• [Task to carry out] Repeat the data below exactly, dropping any pictures it holds.

• [Collected data]
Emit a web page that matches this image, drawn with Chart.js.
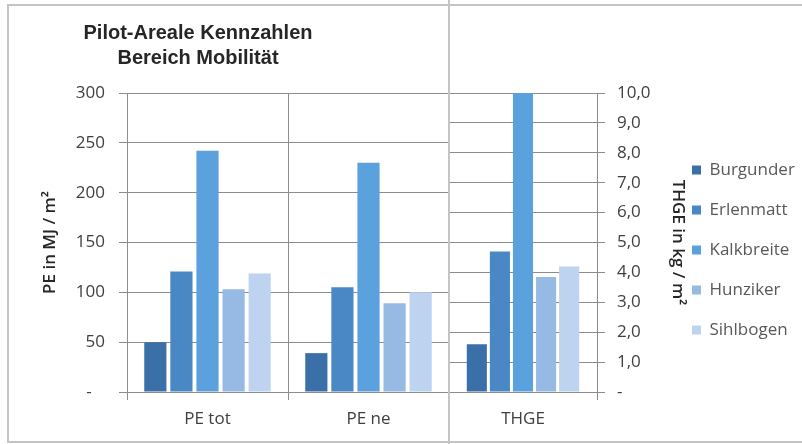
<!DOCTYPE html>
<html>
<head>
<meta charset="utf-8">
<script src="https://cdn.jsdelivr.net/npm/chart.js@4.4.1/dist/chart.umd.min.js"></script>
<style>
  body { margin: 0; background: #fff; overflow: hidden; }
  #wrap { position: relative; width: 802px; height: 444px; }
  canvas { position: absolute; top: 0; }
  .line { position: absolute; background: #c4c4c4; pointer-events: none; }
</style>
</head>
<body>
<div id="wrap">
  <canvas id="chart-pe" width="449" height="444" style="left:0"></canvas>
  <canvas id="chart-thge" width="353" height="444" style="left:449px"></canvas>
  <!-- Rahmen -->
  <div class="line" style="left:7px;top:4px;width:795px;height:2px"></div>
  <div class="line" style="left:7px;top:441px;width:795px;height:2px"></div>
  <div class="line" style="left:7px;top:4px;width:2px;height:439px"></div>
  <div class="line" style="left:448px;top:0;width:2px;height:444px"></div>
</div>
<script>
// Daten
const sites = ['Burgunder', 'Erlenmatt', 'Kalkbreite', 'Hunziker', 'Sihlbogen'];
const peCategories = ['PE tot', 'PE ne'];
const thgeCategories = ['THGE'];
const peTot = [50, 121, 242, 103, 119];
const peNe = [39, 105, 230, 89, 100];
const thge = [1.6, 4.7, 10.0, 3.85, 4.2];
const titleLines = ['Pilot-Areale Kennzahlen', 'Bereich Mobilität'];
const colors = ['#3b6fa7', '#4a87c5', '#5aa1dd', '#96bae4', '#bed3ef'];

const gridColor = '#8c8c8c';
const fontFamily = '"Open Sans", sans-serif';
const tickFont = { family: fontFamily, size: 17 };
const axisTitleFont = { family: fontFamily, size: 17, weight: '600' };

const titlePlugin = {
    id: 'titelText',
    afterDraw(chart) {
        const ctx = chart.ctx;
        ctx.save();
        ctx.font = 'bold 20px "Liberation Sans", Arial, sans-serif';
        ctx.fillStyle = '#262626';
        ctx.textAlign = 'center';
        ctx.textBaseline = 'middle';
        ctx.fillText(titleLines[0], 198, 33);
        ctx.fillText(titleLines[1], 198, 58);
        ctx.restore();
    }
};

// Legendenbreite vorab messen, damit die Zeichenfläche rechts bei x=597 endet
const legendPadding = 23;
const legendBox = 9;
const measureCtx = document.createElement('canvas').getContext('2d');
measureCtx.font = '17px ' + fontFamily;
const maxLabelWidth = Math.max(...sites.map(s => measureCtx.measureText(s).width));
const legendWidth = Math.ceil(legendPadding + legendBox + 17 / 2 + maxLabelWidth + 4);
const rightPad = Math.max(0, 353 - 148 - 72 - legendWidth);

// Linkes Diagramm: PE
new Chart(document.getElementById('chart-pe'), {
    type: 'bar',
    data: {
        labels: peCategories,
        datasets: sites.map((s, i) => ({
            label: s,
            data: [peTot[i], peNe[i]],
            backgroundColor: colors[i],
            barPercentage: 0.85,
            categoryPercentage: 0.81
        }))
    },
    options: {
        responsive: false,
        animation: false,
        layout: { padding: { top: 93, bottom: 0, left: 0, right: 0 } },
        plugins: { legend: { display: false }, tooltip: { enabled: false } },
        scales: {
            x: {
                grid: { color: gridColor, tickLength: 8 },
                border: { color: gridColor },
                ticks: { color: '#404040', font: tickFont, padding: 9 },
                afterFit: (scale) => { scale.height = 52; }
            },
            y: {
                min: 0,
                max: 300,
                grid: { color: gridColor, tickLength: 8 },
                border: { color: gridColor },
                ticks: {
                    stepSize: 50,
                    color: '#404040',
                    font: tickFont,
                    padding: 14,
                    callback: (v) => v === 0 ? '-   ' : v
                },
                title: {
                    display: true,
                    text: 'PE in MJ / m²',
                    color: '#262626',
                    font: axisTitleFont,
                    padding: { top: 40, bottom: 0 }
                },
                afterFit: (scale) => { scale.width = 127; }
            }
        }
    },
    plugins: [titlePlugin]
});

// Rechtes Diagramm: THGE
new Chart(document.getElementById('chart-thge'), {
    type: 'bar',
    data: {
        labels: thgeCategories,
        datasets: sites.map((s, i) => ({
            label: s,
            data: [thge[i]],
            backgroundColor: colors[i],
            barPercentage: 0.87,
            categoryPercentage: 0.78
        }))
    },
    options: {
        responsive: false,
        animation: false,
        layout: { padding: { top: 93, bottom: 0, left: 0, right: rightPad } },
        plugins: {
            tooltip: { enabled: false },
            legend: {
                position: 'right',
                fullSize: false,
                maxWidth: legendWidth,
                title: { display: true, text: '', font: { size: 12.5 }, padding: 0 },
                labels: {
                    boxWidth: legendBox,
                    boxHeight: legendBox,
                    padding: legendPadding,
                    color: '#595959',
                    font: tickFont
                }
            }
        },
        scales: {
            x: {
                grid: { color: gridColor, tickLength: 8 },
                border: { color: gridColor },
                ticks: { color: '#404040', font: tickFont, padding: 9 },
                afterFit: (scale) => { scale.height = 52; }
            },
            y: {
                position: 'right',
                min: 0,
                max: 10,
                grid: { color: gridColor, tickLength: 8 },
                border: { color: gridColor },
                ticks: {
                    stepSize: 1,
                    color: '#404040',
                    font: tickFont,
                    padding: 12,
                    callback: (v) => v === 0 ? '-' : v.toFixed(1).replace('.', ',')
                },
                title: {
                    display: true,
                    text: 'THGE in kg / m²',
                    color: '#262626',
                    font: axisTitleFont,
                    padding: { top: -19, bottom: 0 }
                },
                afterFit: (scale) => { scale.width = 72; }
            }
        }
    }
});
</script>
</body>
</html>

• [Worked solution]
Emit a web page that matches this image, drawn with Chart.js.
<!DOCTYPE html>
<html>
<head>
<meta charset="utf-8">
<script src="https://cdn.jsdelivr.net/npm/chart.js@4.4.1/dist/chart.umd.min.js"></script>
<style>
  body { margin: 0; background: #fff; overflow: hidden; }
  #wrap { position: relative; width: 802px; height: 444px; }
  canvas { position: absolute; top: 0; }
  .line { position: absolute; background: #c4c4c4; pointer-events: none; }
</style>
</head>
<body>
<div id="wrap">
  <canvas id="chart-pe" width="449" height="444" style="left:0"></canvas>
  <canvas id="chart-thge" width="353" height="444" style="left:449px"></canvas>
  <!-- Rahmen -->
  <div class="line" style="left:7px;top:4px;width:795px;height:2px"></div>
  <div class="line" style="left:7px;top:441px;width:795px;height:2px"></div>
  <div class="line" style="left:7px;top:4px;width:2px;height:439px"></div>
  <div class="line" style="left:448px;top:0;width:2px;height:444px"></div>
</div>
<script>
// Daten
const sites = ['Burgunder', 'Erlenmatt', 'Kalkbreite', 'Hunziker', 'Sihlbogen'];
const peCategories = ['PE tot', 'PE ne'];
const thgeCategories = ['THGE'];
const peTot = [50, 121, 242, 103, 119];
const peNe = [39, 105, 230, 89, 100];
const thge = [1.6, 4.7, 10.0, 3.85, 4.2];
const titleLines = ['Pilot-Areale Kennzahlen', 'Bereich Mobilität'];
const colors = ['#3b6fa7', '#4a87c5', '#5aa1dd', '#96bae4', '#bed3ef'];

const gridColor = '#8c8c8c';
const fontFamily = '"Open Sans", sans-serif';
const tickFont = { family: fontFamily, size: 17 };
const axisTitleFont = { family: fontFamily, size: 17, weight: '600' };

const titlePlugin = {
    id: 'titelText',
    afterDraw(chart) {
        const ctx = chart.ctx;
        ctx.save();
        ctx.font = 'bold 20px "Liberation Sans", Arial, sans-serif';
        ctx.fillStyle = '#262626';
        ctx.textAlign = 'center';
        ctx.textBaseline = 'middle';
        ctx.fillText(titleLines[0], 198, 33);
        ctx.fillText(titleLines[1], 198, 58);
        ctx.restore();
    }
};

// Legendenbreite vorab messen, damit die Zeichenfläche rechts bei x=597 endet
const legendPadding = 23;
const legendBox = 9;
const measureCtx = document.createElement('canvas').getContext('2d');
measureCtx.font = '17px ' + fontFamily;
const maxLabelWidth = Math.max(...sites.map(s => measureCtx.measureText(s).width));
const legendWidth = Math.ceil(legendPadding + legendBox + 17 / 2 + maxLabelWidth + 4);
const rightPad = Math.max(0, 353 - 148 - 72 - legendWidth);

// Linkes Diagramm: PE
new Chart(document.getElementById('chart-pe'), {
    type: 'bar',
    data: {
        labels: peCategories,
        datasets: sites.map((s, i) => ({
            label: s,
            data: [peTot[i], peNe[i]],
            backgroundColor: colors[i],
            barPercentage: 0.85,
            categoryPercentage: 0.81
        }))
    },
    options: {
        responsive: false,
        animation: false,
        layout: { padding: { top: 93, bottom: 0, left: 0, right: 0 } },
        plugins: { legend: { display: false }, tooltip: { enabled: false } },
        scales: {
            x: {
                grid: { color: gridColor, tickLength: 8 },
                border: { color: gridColor },
                ticks: { color: '#404040', font: tickFont, padding: 9 },
                afterFit: (scale) => { scale.height = 52; }
            },
            y: {
                min: 0,
                max: 300,
                grid: { color: gridColor, tickLength: 8 },
                border: { color: gridColor },
                ticks: {
                    stepSize: 50,
                    color: '#404040',
                    font: tickFont,
                    padding: 14,
                    callback: (v) => v === 0 ? '-   ' : v
                },
                title: {
                    display: true,
                    text: 'PE in MJ / m²',
                    color: '#262626',
                    font: axisTitleFont,
                    padding: { top: 40, bottom: 0 }
                },
                afterFit: (scale) => { scale.width = 127; }
            }
        }
    },
    plugins: [titlePlugin]
});

// Rechtes Diagramm: THGE
new Chart(document.getElementById('chart-thge'), {
    type: 'bar',
    data: {
        labels: thgeCategories,
        datasets: sites.map((s, i) => ({
            label: s,
            data: [thge[i]],
            backgroundColor: colors[i],
            barPercentage: 0.87,
            categoryPercentage: 0.78
        }))
    },
    options: {
        responsive: false,
        animation: false,
        layout: { padding: { top: 93, bottom: 0, left: 0, right: rightPad } },
        plugins: {
            tooltip: { enabled: false },
            legend: {
                position: 'right',
                fullSize: false,
                maxWidth: legendWidth,
                title: { display: true, text: '', font: { size: 12.5 }, padding: 0 },
                labels: {
                    boxWidth: legendBox,
                    boxHeight: legendBox,
                    padding: legendPadding,
                    color: '#595959',
                    font: tickFont
                }
            }
        },
        scales: {
            x: {
                grid: { color: gridColor, tickLength: 8 },
                border: { color: gridColor },
                ticks: { color: '#404040', font: tickFont, padding: 9 },
                afterFit: (scale) => { scale.height = 52; }
            },
            y: {
                position: 'right',
                min: 0,
                max: 10,
                grid: { color: gridColor, tickLength: 8 },
                border: { color: gridColor },
                ticks: {
                    stepSize: 1,
                    color: '#404040',
                    font: tickFont,
                    padding: 12,
                    callback: (v) => v === 0 ? '-' : v.toFixed(1).replace('.', ',')
                },
                title: {
                    display: true,
                    text: 'THGE in kg / m²',
                    color: '#262626',
                    font: axisTitleFont,
                    padding: { top: -19, bottom: 0 }
                },
                afterFit: (scale) => { scale.width = 72; }
            }
        }
    }
});
</script>
</body>
</html>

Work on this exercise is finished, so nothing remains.